▶ [DATA SHOWN]:
============
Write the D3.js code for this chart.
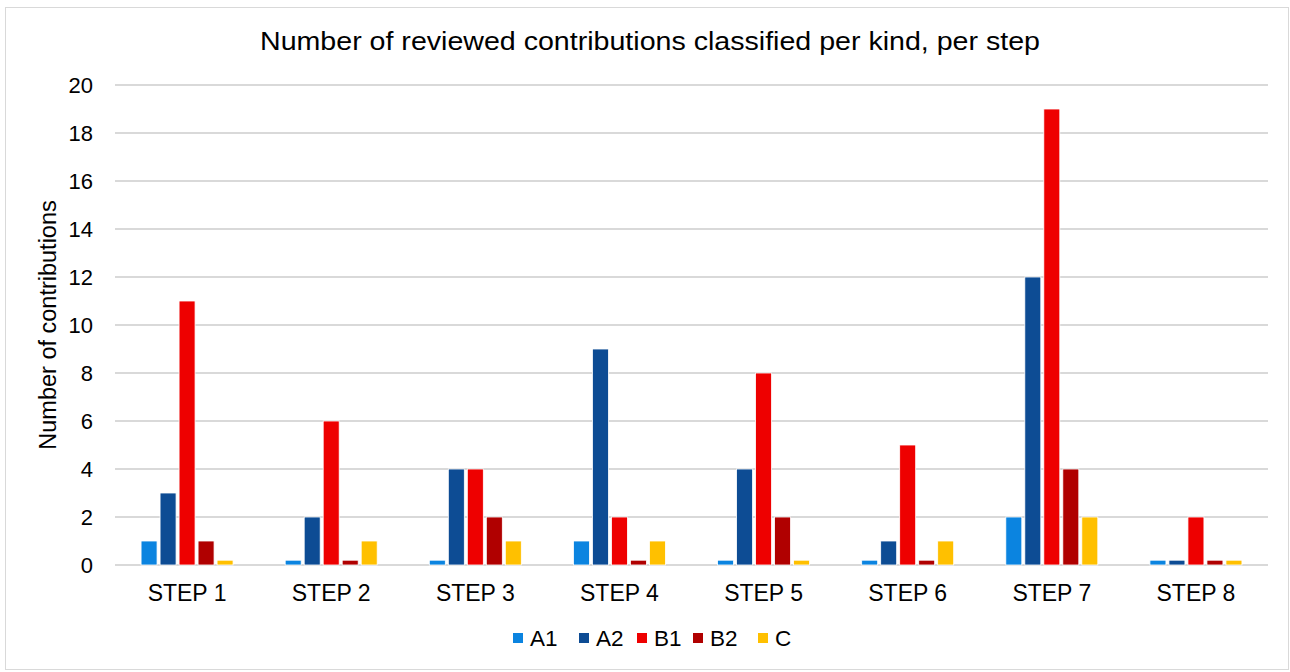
<!DOCTYPE html>
<html><head><meta charset="utf-8">
<script src="https://cdn.jsdelivr.net/npm/d3@7"></script>
<style>body{margin:0;background:#fff;} text{font-family:"Liberation Sans",Arial,sans-serif;fill:#000;}</style>
</head><body>
<svg id="c" width="1290" height="672"></svg>
<script>
const categories = ["STEP 1","STEP 2","STEP 3","STEP 4","STEP 5","STEP 6","STEP 7","STEP 8"];
const seriesNames = ["A1","A2","B1","B2","C"];
const A1 = [1, 0.2, 0.2, 1, 0.2, 0.2, 2, 0.2];
const A2 = [3, 2, 4, 9, 4, 1, 12, 0.2];
const B1 = [11, 6, 4, 2, 8, 5, 19, 2];
const B2 = [1, 0.2, 2, 0.2, 2, 0.2, 4, 0.2];
const C  = [0.2, 1, 1, 1, 0.2, 1, 2, 0.2];
const yTicks = [0,2,4,6,8,10,12,14,16,18,20];
const colors = ["#0b84e0","#0d4c94","#ee0000","#b00000","#ffc000"];
const seriesValues = [A1, A2, B1, B2, C];

const svg = d3.select("#c");
svg.append("rect").attr("x",5.5).attr("y",7.5).attr("width",1283).attr("height",662)
  .attr("fill","#fff").attr("stroke","#d9d9d9").attr("stroke-width",1);

const m = {left:115, right:1268, top:85, bottom:565};
const x = d3.scaleBand().domain(categories).range([m.left, m.right]).paddingInner(0).paddingOuter(0);
const xs = d3.scaleBand().domain(seriesNames).range([0, 92]).paddingInner(0.158);
const y = d3.scaleLinear().domain([0,20]).range([m.bottom, m.top]);

// gridlines
svg.append("g").selectAll("line").data(yTicks).join("line")
  .attr("x1", m.left).attr("x2", m.right)
  .attr("y1", d=>y(d)).attr("y2", d=>y(d))
  .attr("stroke","#d9d9d9").attr("stroke-width",2);

// y axis labels
const yAxis = d3.axisLeft(y).tickValues(yTicks).tickSize(0).tickPadding(0);
const gy = svg.append("g").attr("transform",`translate(93,0)`).call(yAxis);
gy.select(".domain").remove();
gy.selectAll("text").style("font-size","22px").style("font-family","Liberation Sans, Arial, sans-serif").attr("fill","#000");

// x axis labels
const xAxis = d3.axisBottom(x).tickSize(0).tickPadding(0);
const gx = svg.append("g").attr("transform",`translate(0,601)`).call(xAxis);
gx.select(".domain").remove();
gx.selectAll("text").attr("dy", null).attr("y", 0).style("font-size","23px").style("font-family","Liberation Sans, Arial, sans-serif").attr("fill","#000");

// bars
const groups = svg.append("g").selectAll("g").data(categories).join("g")
  .attr("transform", c => `translate(${x(c) + x.bandwidth()/2 - 46},0)`);
groups.selectAll("rect").data((c,i) => seriesNames.map((s,j)=>({s, v: seriesValues[j][i], j})))
  .join("rect")
  .attr("x", d => xs(d.s)).attr("width", xs.bandwidth())
  .attr("y", d => y(d.v)).attr("height", d => y(0) - y(d.v))
  .attr("fill", d => colors[d.j]).attr("stroke","#fff").attr("stroke-width",0.8);

// title
svg.append("text").attr("x",650).attr("y",50).attr("text-anchor","middle")
  .attr("textLength",780).attr("lengthAdjust","spacingAndGlyphs")
  .style("font-size","25px").text("Number of reviewed contributions classified per kind, per step");

// y title
svg.append("text").attr("transform","translate(56,325) rotate(-90)").attr("text-anchor","middle")
  .style("font-size","23.5px").text("Number of contributions");

// legend
const legendX = [513, 579, 637, 693, 758];
const lg = svg.append("g").selectAll("g").data(seriesNames).join("g")
  .attr("transform",(d,i)=>`translate(${legendX[i]},646)`);
lg.append("rect").attr("width",10).attr("height",10).attr("y",-13).attr("fill",(d,i)=>colors[i]);
lg.append("text").attr("x",17).attr("y",0).style("font-size","22.5px").text(d=>d);
</script>
</body></html>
============
Leave the images out, please, and restate each line word for word.

▶ [SOLUTION FOR THIS PROBLEM]:
Write the D3.js code for this chart.
<!DOCTYPE html>
<html><head><meta charset="utf-8">
<script src="https://cdn.jsdelivr.net/npm/d3@7"></script>
<style>body{margin:0;background:#fff;} text{font-family:"Liberation Sans",Arial,sans-serif;fill:#000;}</style>
</head><body>
<svg id="c" width="1290" height="672"></svg>
<script>
const categories = ["STEP 1","STEP 2","STEP 3","STEP 4","STEP 5","STEP 6","STEP 7","STEP 8"];
const seriesNames = ["A1","A2","B1","B2","C"];
const A1 = [1, 0.2, 0.2, 1, 0.2, 0.2, 2, 0.2];
const A2 = [3, 2, 4, 9, 4, 1, 12, 0.2];
const B1 = [11, 6, 4, 2, 8, 5, 19, 2];
const B2 = [1, 0.2, 2, 0.2, 2, 0.2, 4, 0.2];
const C  = [0.2, 1, 1, 1, 0.2, 1, 2, 0.2];
const yTicks = [0,2,4,6,8,10,12,14,16,18,20];
const colors = ["#0b84e0","#0d4c94","#ee0000","#b00000","#ffc000"];
const seriesValues = [A1, A2, B1, B2, C];

const svg = d3.select("#c");
svg.append("rect").attr("x",5.5).attr("y",7.5).attr("width",1283).attr("height",662)
  .attr("fill","#fff").attr("stroke","#d9d9d9").attr("stroke-width",1);

const m = {left:115, right:1268, top:85, bottom:565};
const x = d3.scaleBand().domain(categories).range([m.left, m.right]).paddingInner(0).paddingOuter(0);
const xs = d3.scaleBand().domain(seriesNames).range([0, 92]).paddingInner(0.158);
const y = d3.scaleLinear().domain([0,20]).range([m.bottom, m.top]);

// gridlines
svg.append("g").selectAll("line").data(yTicks).join("line")
  .attr("x1", m.left).attr("x2", m.right)
  .attr("y1", d=>y(d)).attr("y2", d=>y(d))
  .attr("stroke","#d9d9d9").attr("stroke-width",2);

// y axis labels
const yAxis = d3.axisLeft(y).tickValues(yTicks).tickSize(0).tickPadding(0);
const gy = svg.append("g").attr("transform",`translate(93,0)`).call(yAxis);
gy.select(".domain").remove();
gy.selectAll("text").style("font-size","22px").style("font-family","Liberation Sans, Arial, sans-serif").attr("fill","#000");

// x axis labels
const xAxis = d3.axisBottom(x).tickSize(0).tickPadding(0);
const gx = svg.append("g").attr("transform",`translate(0,601)`).call(xAxis);
gx.select(".domain").remove();
gx.selectAll("text").attr("dy", null).attr("y", 0).style("font-size","23px").style("font-family","Liberation Sans, Arial, sans-serif").attr("fill","#000");

// bars
const groups = svg.append("g").selectAll("g").data(categories).join("g")
  .attr("transform", c => `translate(${x(c) + x.bandwidth()/2 - 46},0)`);
groups.selectAll("rect").data((c,i) => seriesNames.map((s,j)=>({s, v: seriesValues[j][i], j})))
  .join("rect")
  .attr("x", d => xs(d.s)).attr("width", xs.bandwidth())
  .attr("y", d => y(d.v)).attr("height", d => y(0) - y(d.v))
  .attr("fill", d => colors[d.j]).attr("stroke","#fff").attr("stroke-width",0.8);

// title
svg.append("text").attr("x",650).attr("y",50).attr("text-anchor","middle")
  .attr("textLength",780).attr("lengthAdjust","spacingAndGlyphs")
  .style("font-size","25px").text("Number of reviewed contributions classified per kind, per step");

// y title
svg.append("text").attr("transform","translate(56,325) rotate(-90)").attr("text-anchor","middle")
  .style("font-size","23.5px").text("Number of contributions");

// legend
const legendX = [513, 579, 637, 693, 758];
const lg = svg.append("g").selectAll("g").data(seriesNames).join("g")
  .attr("transform",(d,i)=>`translate(${legendX[i]},646)`);
lg.append("rect").attr("width",10).attr("height",10).attr("y",-13).attr("fill",(d,i)=>colors[i]);
lg.append("text").attr("x",17).attr("y",0).style("font-size","22.5px").text(d=>d);
</script>
</body></html>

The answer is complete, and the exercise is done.